Released on Oct. 29 by the Federal Energy Regulatory Commission was a draft environmental impact statement on the 19.8-MW Sweetheart Lake Hydroelectric Project in Alaska, with the draft EIS now up for comment until Dec. 29.
The project would be located on 5.4-mile-long, 0.6-mile-wide Lower Sweetheart Lake, which flows into Sweetheart Creek, which is located in the City and Borough of Juneau, Alaska. The proposed project would occupy 2,058.24 acres of federal lands within the Tongass National Forest, administered by the U.S. Department of Agriculture, Forest Service. The proposed project would generate an average of about 116,000 megawatt-hours of energy annually.

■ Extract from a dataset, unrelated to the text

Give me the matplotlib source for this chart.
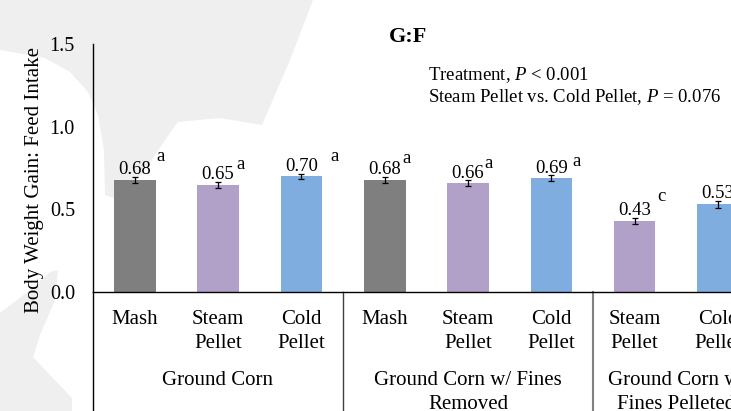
import numpy as np
import matplotlib.pyplot as plt
from matplotlib.patches import Polygon
import matplotlib.transforms as mtransforms

plt.rcParams['font.family'] = ['Liberation Serif', 'DejaVu Serif']
plt.rcParams['mathtext.fontset'] = 'custom'
plt.rcParams['mathtext.rm'] = 'Liberation Serif'
plt.rcParams['mathtext.it'] = 'Liberation Serif:italic'

# data
categories = ['Mash', 'Steam\nPellet', 'Cold\nPellet',
              'Mash', 'Steam\nPellet', 'Cold\nPellet',
              'Steam\nPellet', 'Cold\nPellet']
kinds = ['mash', 'steam', 'cold', 'mash', 'steam', 'cold', 'steam', 'cold']
gf = [0.68, 0.65, 0.70, 0.68, 0.66, 0.69, 0.43, 0.53]
sem = [0.018, 0.018, 0.016, 0.018, 0.016, 0.016, 0.02, 0.02]
letters = ['a', 'a', 'a', 'a', 'a', 'a', 'c', 'b']
groups = ['Ground Corn', 'Ground Corn w/ Fines\nRemoved', 'Ground Corn w/\nFines Pelleted']
group_members = [[0, 1, 2], [3, 4, 5], [6, 7]]

# style / layout
colors = {'mash': '#7f7f7f', 'steam': '#b1a0c7', 'cold': '#80ade0'}
letter_dx = [19, 16, 24, 16, 15, 18, 19, 19]   # points
letter_dy = [8, 6, 6, 7, 6, 4, 9, 9]           # points

fig = plt.figure(figsize=(7.31, 4.11), dpi=100)

# light grey background shapes
W, H = 731, 411
shape1 = [(0, 0), (313, 0), (290, 60), (262, 125), (220, 118), (178, 122),
          (165, 140), (145, 170), (120, 200), (105, 195), (104, 150),
          (98, 115), (88, 92), (70, 72), (45, 58), (0, 50)]
shape2 = [(0, 313), (30, 290), (50, 272), (58, 270), (55, 300), (40, 335),
          (33, 357), (50, 375), (72, 398), (72, 411), (0, 411)]
for shp in (shape1, shape2):
    pts = [(px / W, 1 - py / H) for px, py in shp]
    fig.add_artist(Polygon(pts, closed=True, facecolor='#efefef',
                           edgecolor='none', transform=fig.transFigure, zorder=0))

ax = fig.add_axes([93 / W, (H - 292) / H, (W - 93) / W, 248 / H])
ax.set_facecolor('none')

x = np.arange(len(gf))
ax.bar(x, gf, width=0.5, color=[colors[k] for k in kinds], zorder=2)
ax.errorbar(x, gf, yerr=sem, fmt='none', ecolor='black', elinewidth=0.9,
            capsize=2, capthick=0.9, zorder=3)

for i in range(len(gf)):
    top = gf[i] + sem[i]
    ax.annotate(f'{gf[i]:.2f}', (i, top), xytext=(0, -1), textcoords='offset points',
                ha='center', va='bottom', fontsize=13.5)
    ax.annotate(letters[i], (i, top), xytext=(letter_dx[i], letter_dy[i]),
                textcoords='offset points', ha='center', va='bottom', fontsize=13.5,
                annotation_clip=False)

ax.set_xlim(-0.5, 7.156)
ax.set_ylim(0, 1.5)
ax.set_yticks([0, 0.5, 1.0, 1.5])
ax.set_yticklabels(['0.0', '0.5', '1.0', '1.5'], fontsize=14.5)
ax.tick_params(axis='y', length=0, pad=13)
ax.set_xticks(x)
ax.set_xticklabels(categories, fontsize=15, linespacing=1.35)
ax.tick_params(axis='x', length=0, pad=13)

for s in ['top', 'right']:
    ax.spines[s].set_visible(False)
ax.spines['left'].set_linewidth(1.0)
ax.spines['bottom'].set_linewidth(1.0)

# extend the category axis lines below the plot
trans = mtransforms.blended_transform_factory(ax.transData, ax.transAxes)
ax.plot([-0.5, -0.5], [0, -0.5], color='black', lw=1.0, transform=trans, clip_on=False)
ax.plot([2.5, 2.5], [0, -0.5], color='#404040', lw=1.0, transform=trans, clip_on=False)
ax.plot([5.5, 5.5], [0, -0.5], color='#808080', lw=1.5, transform=trans, clip_on=False)

for name, members in zip(groups, group_members):
    ax.text(np.mean(members), -0.32, name, transform=trans, ha='center', va='top',
            fontsize=15, linespacing=1.3, clip_on=False)

fig.text(35 / W, 1 - 180 / H, 'Body Weight Gain: Feed Intake', rotation=90,
         ha='center', va='center', fontsize=15)
fig.text(408 / W, 1 - 37 / H, 'G:F', ha='center', va='center', fontsize=16,
         fontweight='bold')
fig.text(428 / W, 1 - 75 / H, r'Treatment, $P$ < 0.001', ha='left', va='center',
         fontsize=13.5)
fig.text(428 / W, 1 - 97 / H, r'Steam Pellet vs. Cold Pellet, $P$ = 0.076',
         ha='left', va='center', fontsize=13.5)

fig.savefig('out.png', dpi=100)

In May 2014, Juneau Hydropower Inc. filed an application for an original license for this project.
The proposed project would consist of new facilities that include:
- a 280-foot-wide, 111-foot-high roller-compacted concrete dam to be constructed at the existing natural outlet of Lower Sweetheart Lake, with a 125-foot-wide ungated overflow spillway at a crest elevation of 636 feet;
- an arched reservoir outlet tunnel at the right dam abutment;
- a 9,612-foot-long horseshoe-shaped, unlined underground power tunnel;
- a steel penstock installed within the lower portion of the power tunnel;
- three buried steel penstocks connecting the lower portion of the power tunnel to the powerhouse;
- a 160-foot-long, 60-foot-wide, 30-foot-high concrete and steel powerhouse;
- three 7.1-MW Francis turbines with 6.6-MW generators with a total installed capacity of 19.8 MW;
- a 541-foot-long, 30- to 90-foot-wide rock tailrace with a fish exclusion structure, discharging to Sweetheart Creek;
- an 8.69-mile-long, 138-kV transmission line traversing Gilbert Bay, the Snettisham Peninsula, and Port Snettisham;
- a 22,000-square-foot fenced switchyard adjacent to the powerhouse;
- a 4,800-foot-long, 12.47-kV service transmission line and communication cable extending from the powerhouse to the dock and caretaker’s facility, providing operational electricity and communications; and
- a 10,000-foot-long, 12.47-kV service transmission line and communication cable extending from the powerhouse to the dam site, providing operational electricity and communications.